Ungewissheit und Zweifel sind Grundstimmungen

Natürlich sind die Vorstellungen von der Zukunft auch milieuabhängig und ändern sich mit der Geografie. Die einen wollen durch Kultur wachsen und unabhängig sein, andere träumen von der traditionellen Familie und einer Zukunft als Profifußballer. Ungewissheit und Zweifel sind jedoch Grundstimmungen, die sich durch alle Schichten und Regionen hindurch immer wieder artikuliert finden. Der Staat tue nichts für Jugendliche, die Politik habe sie vergessen, auch die unterschiedlichen Zugänge zu Bildung und Kultur sind ein Thema. Vor allem die Angst davor, keinen Job zu finden, ist allgegenwärtig, viele möchten weg, ins Ausland – „hier gibt es nichts für mich“.

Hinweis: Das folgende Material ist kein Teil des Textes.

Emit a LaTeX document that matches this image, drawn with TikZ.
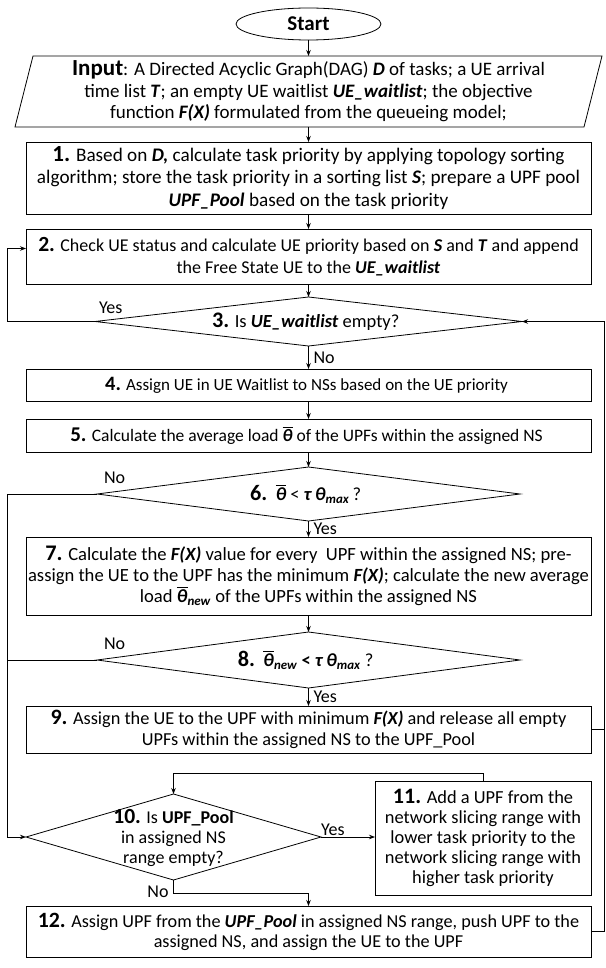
\documentclass[tikz,border=0pt]{standalone}
\usepackage{amsmath}
\usepackage{fontspec}
\setmainfont{Carlito}
\usetikzlibrary{positioning, shapes.geometric, arrows.meta}

\makeatletter
\newcommand{\stepno}[1]{{\fontsize{\fpeval{1.2*\f@size}}{\f@baselineskip}\selectfont\bfseries #1}}
\makeatother
\newcommand{\bitx}[1]{\textbf{\textit{#1}}}
\newcommand{\thbar}{$\overline{\text{\bitx{θ}}}$}
\newcommand{\fsz}[2]{\fontsize{#1}{#2}\selectfont}

\tikzset{
  every node/.style={outer sep=0pt},
  procbox/.style={draw, rectangle, minimum width=565pt, align=center, inner sep=1pt},
  decision/.style={draw, diamond, aspect=8, inner sep=0pt, align=center},
  lbl/.style={inner sep=1pt, font=\fsz{18}{20}},
}

\begin{document}
\begin{tikzpicture}[x=1pt, y=1pt, >={Stealth[length=6pt, width=4.5pt]}, line width=0.8pt,
    font=\fsz{18.5}{21.5}]
        \useasboundingbox (0,0) rectangle (605,-968);

        % Node definitions
        \node (start) [draw, ellipse, minimum width=145pt, minimum height=32pt, inner sep=0pt] at (308.5,-24) {
            \fsz{21}{22}\bfseries Start
        };

        \node (in) [rectangle, minimum width=569pt, minimum height=71pt, inner sep=1pt, align=center,
            font=\fsz{19}{21.5}, below=16pt of start] {
            {\fsz{23}{21.5}\bfseries Input}: A Directed Acyclic Graph(DAG) \bitx{D} of tasks; a UE arrival\\
            time list \bitx{T}; an empty UE waitlist \bitx{UE\_waitlist}; the objective\\
            function \bitx{F(X)} formulated from the queueing model;
        };
        \draw ([xshift=9pt]in.north west) -- ([xshift=9pt]in.north east)
            -- ([xshift=-9pt]in.south east) -- ([xshift=-9pt]in.south west) -- cycle;

        \node (b1) [procbox, minimum height=72pt, font=\fsz{19.2}{22.5}, below=15pt of in] {
            \stepno{1.} Based on \bitx{D,} calculate task priority by applying topology sorting\\
            algorithm; store the task priority in a sorting list \bitx{S}; prepare a UPF pool\\
            \bitx{UPF\_Pool} based on the task priority
        };

        \node (b2) [procbox, minimum height=55pt, font=\fsz{18}{22.5}, below=15pt of b1] {
            \stepno{2.} Check UE status and calculate UE priority based on \bitx{S} and \bitx{T} and append\\
            the Free State UE to the \bitx{UE\_waitlist}
        };

        \node (d3) [decision, minimum width=427pt, minimum height=49pt, below=13pt of b2] {
            \stepno{3.} Is \bitx{UE\_waitlist} empty?
        };

        \node (b4) [procbox, minimum height=32pt, font=\fsz{17}{21.5}, below=23pt of d3] {
            \stepno{4.} Assign UE in UE Waitlist to NSs based on the UE priority
        };

        \node (b5) [procbox, minimum height=33pt, font=\fsz{17.5}{21.5}, below=18pt of b4] {
            \stepno{5.} Calculate the average load \thbar{} of the UPFs within the assigned NS
        };

        \node (d6) [decision, minimum width=423pt, minimum height=54pt, below=15pt of b5] {
            \stepno{6.}\ \ \thbar{} < \bitx{τ}\,\bitx{θ}\textsubscript{\bitx{max}}\,?
        };

        \node (b7) [procbox, minimum height=78pt, font=\fsz{18.6}{21}, below=16pt of d6] {
            \stepno{7.} Calculate the \bitx{F(X)} value for every\ \ UPF within the assigned NS; pre-\\
            assign the UE to the UPF has the minimum \bitx{F(X)}; calculate the new average\\
            load \thbar\textsubscript{\bitx{new}} of the UPFs within the assigned NS
        };

        \node (d8) [decision, minimum width=423pt, minimum height=56pt, below=17pt of b7] {
            \stepno{8.}\ \ \thbar\textsubscript{\bitx{new}} \textbf{<} \bitx{τ}\,\bitx{θ}\textsubscript{\bitx{max}} ?
        };

        \node (b9) [procbox, minimum height=47pt, font=\fsz{18.3}{21}, below=18pt of d8] {
            \stepno{9.} Assign the UE to the UPF with minimum \bitx{F(X)} and release all empty\\
            UPFs within the assigned NS to the UPF\_Pool
        };

        \node (d10) [decision, minimum width=295pt, minimum height=86pt, below right=84pt and 0pt of b9.south west, anchor=west] {};
        \node (d10txt) [align=center, inner sep=0pt, font=\fsz{18}{20}] at ([yshift=-1pt]d10.center) {
            \stepno{10.} Is \textbf{UPF\_Pool}\\
            in assigned NS\\
            range empty?
        };

        \node (b11) [draw, rectangle, minimum width=216pt, minimum height=114pt, align=center, inner sep=1pt,
            font=\fsz{18.4}{20}, right=54pt of d10, yshift=-1pt] {
            \stepno{11.} Add a UPF from the\\
            network slicing range with\\
            lower task priority to the\\
            network slicing range with\\
            higher task priority
        };

        \node (b12) [procbox, minimum height=51pt, font=\fsz{18.2}{20}, below=153pt of b9] {
            \stepno{12.} Assign UPF from the \bitx{UPF\_Pool} in assigned NS range, push UPF to the\\
            assigned NS, and assign the UE to the UPF
        };

        \coordinate (lft) at (7,0);
        \coordinate (rgt) at (604,0);

        % Connecting lines
        \draw[->] (start) -- (in);
        \draw[->] (in) -- (b1);
        \draw[->] (b1) -- (b2);
        \draw[->] (b2) -- (d3);
        \draw[->] (d3) -- node[lbl, right, xshift=4pt] {No} (b4);
        \draw[->] (b4) -- (b5);
        \draw[->] (b5) -- (d6);
        \draw[->] (d6) -- node[lbl, right, xshift=4pt] {Yes} (b7);
        \draw[->] (b7) -- (d8);
        \draw[->] (d8) -- node[lbl, right, xshift=4pt] {Yes} (b9);

        % Loops on the left
        \draw[->] (d3.west) -- (d3.west -| lft) |- ([yshift=8pt]b2.west);
        \node (yes3) [lbl, above right=7pt and 3pt of d3.west] {Yes};
        \draw[->] (d6.west) -- (d6.west -| lft) |- (d10.west);
        \node (no6) [lbl, above right=9pt and 6pt of d6.west] {No};
        \draw (d8.west) -- (d8.west -| lft);
        \node (no8) [lbl, above right=9pt and 6pt of d8.west] {No};

        % Step 10 and 11
        \draw[->] (d10.east) -- node[lbl, above, pos=0.22] {Yes} (d10.east -| b11.west);
        \draw[->] (b11.north) -- ++(0,8) -| (d10.north);
        \draw[->] (d10.south) -- ++(0,-13) node[lbl, midway, left, xshift=-4pt, yshift=-5pt] {No} -| (b12.north);

        % Back to step 3 on the right
        \draw[->] (b12.east) -- (b12.east -| rgt) |- (d3.east);
        \draw (b9.east) -- (b9.east -| rgt);
    \end{tikzpicture}
\end{document}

Eine eher geringe Rolle spielt die zumindest medial präsente „Klimaangst“, und auch die Systemkritik hat ihre Grenzen. Ein junger Mann steht jedenfalls mit seiner Forderung, mit der sozialen Ungleichheit gleich auch noch das Geld abzuschaffen, ziemlich allein da. Als die Filmemacher:innen in Genua dem Nachwirken der gewalttätigen Ereignisse um den G8-Gipfel 2001 in der Diaz-Schule nachspüren, wirken sie selbst am meisten betroffen. Man solle die feine Linie zwischen Normalität und Überschreitung nicht überstrapazieren, meint einer. So schreibt sich in das Gegenwartsbild, das „Futura“ zeichnet, ebenso der Zeit- und Geschichtsbegriff von Rohrwacher, Marcello und Munzi ein – nicht zuletzt durch die Wahl von 16mm. Dem Film nachgestellt ist ein Zitat von Raoul Vaneigem – einem Theoretiker der „Situationistischen Internationale“ und Autor von „Handbuch der Lebenskunst für die jungen Generationen“.